What we have done is to reduce the storage requirement at the cost of greater processing time for parsing the minidetguide into the symbolic representation of the determinant. In fact, we could eliminate the storage requirement entirely by writing a function that creates the minidetguide and parses it in one step. For large p, it seems that such a function would take a very long time to run even though it does not involve determinants of lower order.

Discussion

In this version of the package, we are aware of only a few possible forms and that some products can appear twice in the detguide of symmetric matrices. As we gain experience with larger and larger values of p, it is possible (for example) that products could appear even 4 times in a symbolic representation (doubling the presence of products that appear twice for smaller p). We would expect to modify the *parsedetguide( )* or *parsemini()* function to accommodate this. These functions include a coefficient to account for multiple product terms. For such terms, the original line number is maintained (with the duplicated lines skipped).

Parsing the detguide is the end result of these calculations.

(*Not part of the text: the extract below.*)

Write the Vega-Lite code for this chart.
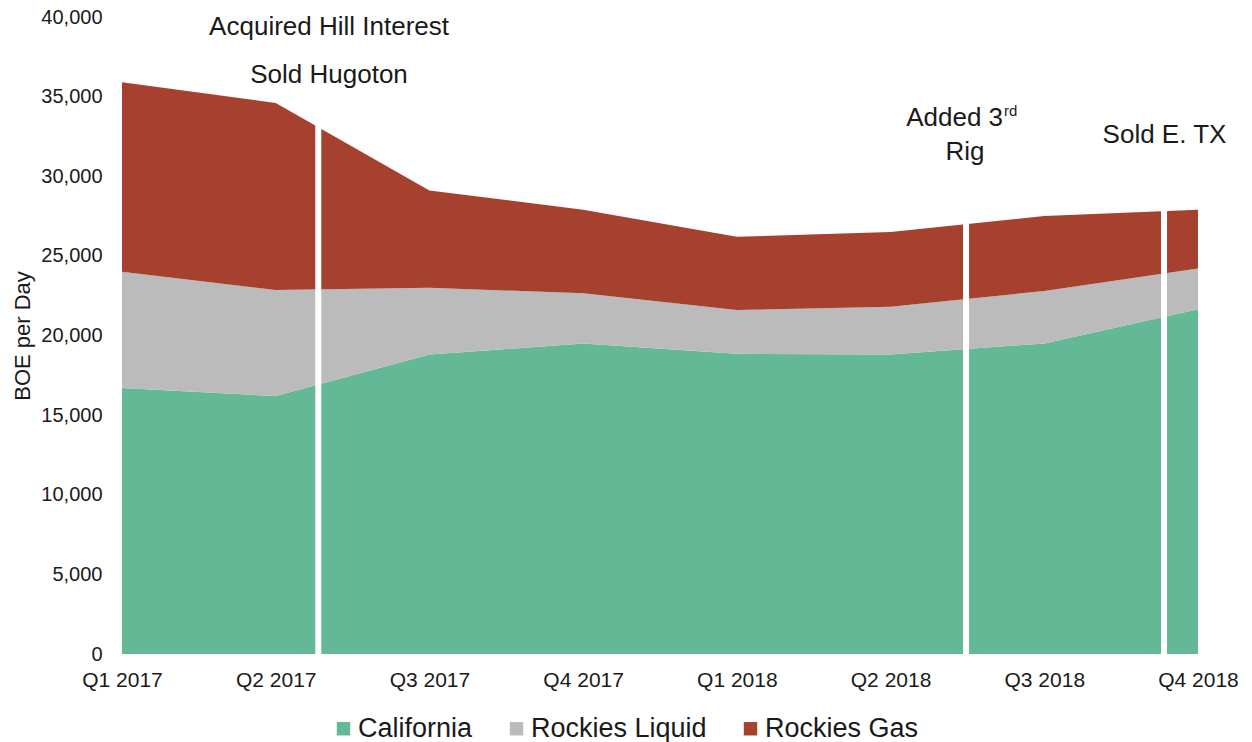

New explorations into the structure of determinants should be conducted on the detguide, not on the parsed, textual version.

Use of the functions included in the package

Please see the README file.

References

Laplace, Pierre-Simon (de) (1772). “Researches sur le calcul intégral et sur le systéme du monde,” Histoire de l'Académie Royale des Sciences (Paris), seconde partie, pages 267–376.

Wikipedia - Leibniz Formula for Determinants, last accessed 30 January 2021.